Alito briefly extends pause of Texas law allowing police to arrest migrants

Supreme Court Justice Samuel Alito briefly extended the pause of a Texas law enabling state law enforcement officers to arrest migrants entering the United States from Mexico.

Alito, who handles emergency appeals arising from Texas, had temporarily frozen the law as the high court weighs a request from the Biden administration to block it for a longer period.

The conservative justice’s previous orders effectively set up a Wednesday deadline for the court to make its decision or otherwise allow the law to go into effect.

Alito’s new pair of orders, known as an administrative stay, extends that deadline by a few additional days until Monday at 5 p.m. EDT.

The extension does not provide an indication of how the court will ultimately rule on the Biden administration’s request.

The Texas law, S.B. 4, has become a recent flashpoint in the legal battle between the administration and Republican-led states over the federal government’s handling of the southern border.

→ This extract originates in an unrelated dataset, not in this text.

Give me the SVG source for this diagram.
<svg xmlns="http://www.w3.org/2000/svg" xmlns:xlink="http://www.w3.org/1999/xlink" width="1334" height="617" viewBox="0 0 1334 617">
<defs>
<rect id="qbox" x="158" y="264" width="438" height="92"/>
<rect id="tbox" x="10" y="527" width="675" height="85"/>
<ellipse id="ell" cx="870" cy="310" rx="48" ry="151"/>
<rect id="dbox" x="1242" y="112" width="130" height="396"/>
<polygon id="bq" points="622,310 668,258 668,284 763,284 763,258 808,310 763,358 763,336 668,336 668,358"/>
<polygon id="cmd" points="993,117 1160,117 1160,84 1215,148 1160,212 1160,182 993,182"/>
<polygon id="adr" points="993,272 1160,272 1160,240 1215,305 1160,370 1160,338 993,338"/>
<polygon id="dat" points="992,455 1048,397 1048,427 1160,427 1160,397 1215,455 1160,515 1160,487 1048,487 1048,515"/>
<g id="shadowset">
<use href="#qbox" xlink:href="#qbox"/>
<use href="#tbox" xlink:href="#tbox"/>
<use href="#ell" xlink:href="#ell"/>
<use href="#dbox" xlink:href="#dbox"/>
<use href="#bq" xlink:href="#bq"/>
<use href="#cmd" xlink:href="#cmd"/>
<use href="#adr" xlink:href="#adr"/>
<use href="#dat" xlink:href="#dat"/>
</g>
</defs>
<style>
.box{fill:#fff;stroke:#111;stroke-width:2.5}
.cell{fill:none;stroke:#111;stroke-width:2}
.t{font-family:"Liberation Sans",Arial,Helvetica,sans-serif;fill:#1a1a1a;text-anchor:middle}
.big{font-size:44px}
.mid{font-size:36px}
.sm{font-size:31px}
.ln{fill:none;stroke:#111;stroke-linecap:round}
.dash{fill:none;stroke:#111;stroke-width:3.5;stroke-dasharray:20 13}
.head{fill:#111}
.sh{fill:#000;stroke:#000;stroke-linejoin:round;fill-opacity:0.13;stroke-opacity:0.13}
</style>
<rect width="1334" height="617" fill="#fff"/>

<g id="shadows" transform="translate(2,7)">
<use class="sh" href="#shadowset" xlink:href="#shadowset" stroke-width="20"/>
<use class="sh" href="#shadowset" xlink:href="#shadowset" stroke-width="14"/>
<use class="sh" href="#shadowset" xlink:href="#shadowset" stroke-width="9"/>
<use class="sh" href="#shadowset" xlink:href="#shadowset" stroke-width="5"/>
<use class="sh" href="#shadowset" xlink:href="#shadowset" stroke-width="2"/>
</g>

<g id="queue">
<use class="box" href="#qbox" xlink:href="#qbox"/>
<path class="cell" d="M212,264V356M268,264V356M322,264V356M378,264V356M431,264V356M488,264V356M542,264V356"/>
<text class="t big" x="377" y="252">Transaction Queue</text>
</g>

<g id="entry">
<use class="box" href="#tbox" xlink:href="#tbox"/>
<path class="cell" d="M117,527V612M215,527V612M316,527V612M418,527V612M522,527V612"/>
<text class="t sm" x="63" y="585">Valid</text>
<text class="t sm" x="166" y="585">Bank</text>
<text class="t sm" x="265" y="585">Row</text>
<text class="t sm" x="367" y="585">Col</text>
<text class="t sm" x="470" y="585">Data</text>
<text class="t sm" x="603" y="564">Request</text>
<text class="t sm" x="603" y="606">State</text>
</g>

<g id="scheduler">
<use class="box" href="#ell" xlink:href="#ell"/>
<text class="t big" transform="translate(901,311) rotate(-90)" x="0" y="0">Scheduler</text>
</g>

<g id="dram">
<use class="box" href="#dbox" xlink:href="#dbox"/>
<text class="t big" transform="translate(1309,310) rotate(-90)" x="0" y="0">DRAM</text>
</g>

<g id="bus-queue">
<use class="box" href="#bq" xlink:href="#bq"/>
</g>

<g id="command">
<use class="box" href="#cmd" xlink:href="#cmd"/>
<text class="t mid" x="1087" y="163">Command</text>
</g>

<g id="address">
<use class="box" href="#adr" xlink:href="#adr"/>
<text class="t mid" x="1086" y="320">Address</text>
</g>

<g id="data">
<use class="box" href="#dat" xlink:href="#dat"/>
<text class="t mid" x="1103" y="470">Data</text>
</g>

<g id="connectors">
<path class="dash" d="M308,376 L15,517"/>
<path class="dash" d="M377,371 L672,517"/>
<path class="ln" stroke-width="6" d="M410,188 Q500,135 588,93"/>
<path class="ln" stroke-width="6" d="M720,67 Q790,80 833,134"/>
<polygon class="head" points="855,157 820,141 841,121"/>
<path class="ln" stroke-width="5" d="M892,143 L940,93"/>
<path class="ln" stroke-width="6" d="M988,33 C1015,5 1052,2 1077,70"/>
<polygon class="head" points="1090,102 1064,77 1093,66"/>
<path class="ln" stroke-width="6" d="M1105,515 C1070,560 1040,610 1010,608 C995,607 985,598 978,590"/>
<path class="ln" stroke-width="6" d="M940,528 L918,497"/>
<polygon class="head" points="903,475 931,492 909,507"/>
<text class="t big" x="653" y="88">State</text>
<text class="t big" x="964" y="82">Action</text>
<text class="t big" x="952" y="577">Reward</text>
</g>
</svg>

Gov. Greg Abbott (R) late last year signed the far-reaching law, giving state and local enforcement the authority — and arguably the obligation — to arrest and deport undocumented migrants.

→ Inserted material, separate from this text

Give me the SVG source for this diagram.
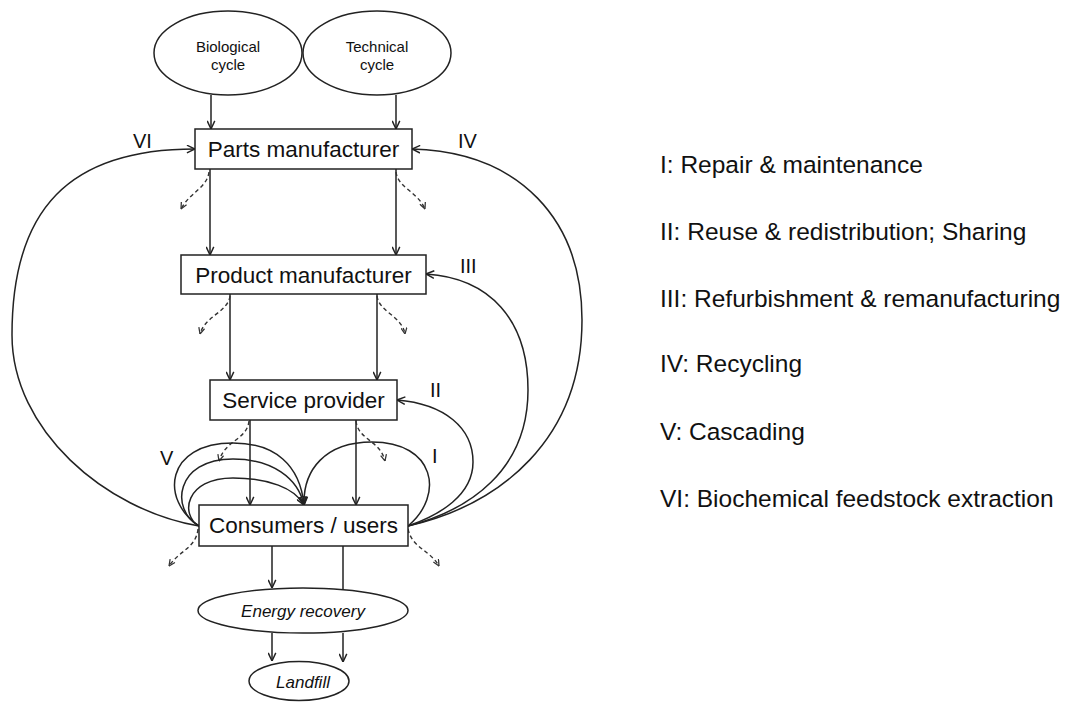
<svg xmlns="http://www.w3.org/2000/svg" width="1078" height="702" viewBox="0 0 1078 702">
<style>
  .box{fill:#fff;stroke:#222;stroke-width:1.5}
  .ell{fill:#fff;stroke:#222;stroke-width:1.5}
  .t{font-family:"Liberation Sans",Arial,sans-serif;fill:#111}
  .bt{font-size:22.5px;text-anchor:middle}
  .et{font-size:15px;text-anchor:middle}
  .it{font-size:17px;font-style:italic;text-anchor:middle}
  .lab{font-size:20px}
  .leg{font-size:24.5px}
  .c{fill:none;stroke:#222;stroke-width:1.5;marker-end:url(#ah)}
  .cn{fill:none;stroke:#222;stroke-width:1.5}
  .d{fill:none;stroke:#333;stroke-width:1.4;stroke-dasharray:4 3;marker-end:url(#ahd)}
</style>
<defs>
  <marker id="ah" viewBox="0 0 10 10" refX="9.5" refY="5" markerWidth="9" markerHeight="9" markerUnits="userSpaceOnUse" orient="auto">
    <path d="M0.5,0.8 L9.5,5 L0.5,9.2" fill="none" stroke="#222" stroke-width="1.6"/>
  </marker>
  <marker id="ahd" viewBox="0 0 10 10" refX="9.5" refY="5" markerWidth="7" markerHeight="7" markerUnits="userSpaceOnUse" orient="auto">
    <path d="M0.5,0.8 L9.5,5 L0.5,9.2" fill="none" stroke="#333" stroke-width="1.8"/>
  </marker>
</defs>
<rect width="1078" height="702" fill="#fff"/>

<g id="connectors">
  <path class="c" d="M211,95 L211,129"/>
  <path class="c" d="M396,95 L396,129"/>
  <path class="c" d="M210,169 L210,255"/>
  <path class="c" d="M396,169 L396,255"/>
  <path class="c" d="M230,294 L230,380"/>
  <path class="c" d="M377,294 L377,380"/>
  <path class="c" d="M250,420 L250,505"/>
  <path class="c" d="M356,420 L356,505"/>
  <path class="c" d="M272,546 L272,588"/>
  <path class="cn" d="M343,546 L343,589"/>
  <path class="c" d="M272,633 L272,661"/>
  <path class="c" d="M343,633 L343,662"/>
  <!-- dashed outflows -->
  <path class="d" d="M209,172 C207,188 190,192 181,209"/>
  <path class="d" d="M396,172 C398,188 418,192 425,209"/>
  <path class="d" d="M230,296 C228,312 205,316 200,334"/>
  <path class="d" d="M377,296 C379,312 402,316 405,334"/>
  <path class="d" d="M249,421 C247,440 225,440 219,461"/>
  <path class="d" d="M356,421 C358,440 380,440 385,461"/>
  <path class="d" d="M198,529 C196,548 180,550 169,566"/>
  <path class="d" d="M408,529 C412,548 430,550 439,566"/>
  <!-- loops -->
  <path class="c" d="M199,526 C105,510 12,430 12,335 C12,209 69,149 195,149"/>
  <path class="c" d="M408,526 C500,505 582,440 582,320 C582,220 520,152 412,149"/>
  <path class="c" d="M408,526 C470,510 528,470 528,390 C528,320 490,278 426,274"/>
  <path class="c" d="M408,526 C440,515 473,495 473,462 C473,428 445,404 397,400"/>
  <path class="c" d="M408,526 C445,495 435,442 372,442 C325,442 303,470 304,505"/>
  <path class="c" d="M199,526 C160,500 165,443 233,443 C275,443 300,465 304,505"/>
  <path class="c" d="M199,526 C170,510 175,459 233,459 C272,459 298,478 304,505"/>
  <path class="c" d="M199,526 C180,515 185,478 233,478 C268,478 295,488 304,505"/>
</g>

<g id="biological-cycle">
  <ellipse class="ell" cx="228" cy="53" rx="74" ry="42"/>
  <text class="t et" x="228" y="52">Biological</text>
  <text class="t et" x="228" y="70">cycle</text>
</g>
<g id="technical-cycle">
  <ellipse class="ell" cx="377" cy="53" rx="74" ry="42"/>
  <text class="t et" x="377" y="52">Technical</text>
  <text class="t et" x="377" y="70">cycle</text>
</g>
<g id="parts-manufacturer">
  <rect class="box" x="195" y="129" width="217" height="40"/>
  <text class="t bt" x="303.5" y="157">Parts manufacturer</text>
</g>
<g id="product-manufacturer">
  <rect class="box" x="181" y="255" width="245" height="39"/>
  <text class="t bt" x="303.5" y="283">Product manufacturer</text>
</g>
<g id="service-provider">
  <rect class="box" x="210" y="380" width="187" height="40"/>
  <text class="t bt" x="303.5" y="408">Service provider</text>
</g>
<g id="consumers-users">
  <rect class="box" x="199" y="505" width="209" height="41"/>
  <text class="t bt" x="303.5" y="533">Consumers / users</text>
</g>
<g id="energy-recovery">
  <ellipse class="ell" cx="303" cy="610.5" rx="105" ry="22.5"/>
  <text class="t it" x="303" y="617">Energy recovery</text>
</g>
<g id="landfill">
  <ellipse class="ell" cx="299" cy="681" rx="50" ry="19.5"/>
  <text class="t it" x="303" y="688">Landfill</text>
</g>

<g id="loop-labels">
  <text class="t lab" x="133" y="148">VI</text>
  <text class="t lab" x="458" y="148">IV</text>
  <text class="t lab" x="460" y="273">III</text>
  <text class="t lab" x="430" y="397">II</text>
  <text class="t lab" x="432" y="463">I</text>
  <text class="t lab" x="160" y="465">V</text>
</g>

<g id="legend">
  <text class="t leg" x="660" y="173">I: Repair &amp; maintenance</text>
  <text class="t leg" x="660" y="240">II: Reuse &amp; redistribution; Sharing</text>
  <text class="t leg" x="660" y="307">III: Refurbishment &amp; remanufacturing</text>
  <text class="t leg" x="660" y="372">IV: Recycling</text>
  <text class="t leg" x="660" y="440">V: Cascading</text>
  <text class="t leg" x="660" y="507">VI: Biochemical feedstock extraction</text>
</g>
</svg>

The law created provisions to charge such migrants criminally if they didn’t consent to deportation — or, potentially, if Mexico or their home countries wouldn’t take them — and sentence them to up to 20 years in prison.

After the 5th U.S. Circuit Court of Appeals issued a ruling allowing the law to go into effect, the Justice Department filed an emergency appeal and demanded the Supreme Court block it, insisting it conflicted with federal authority on immigration.

The law is “profoundly altering the status quo that has existed between the United States and the States in the context of immigration for almost 150 years,” the Justice Department wrote.

They were joined by a similar motion filed at the Supreme Court by the County of El Paso, Texas, and two immigrant rights groups.

“Plaintiffs urge the Court to rush straight to the merits of their claims. But these cases do not belong in federal court at all—even apart from the fact that no state court has yet had an opportunity to construe any provision of S.B.4.,” the state responded in court papers.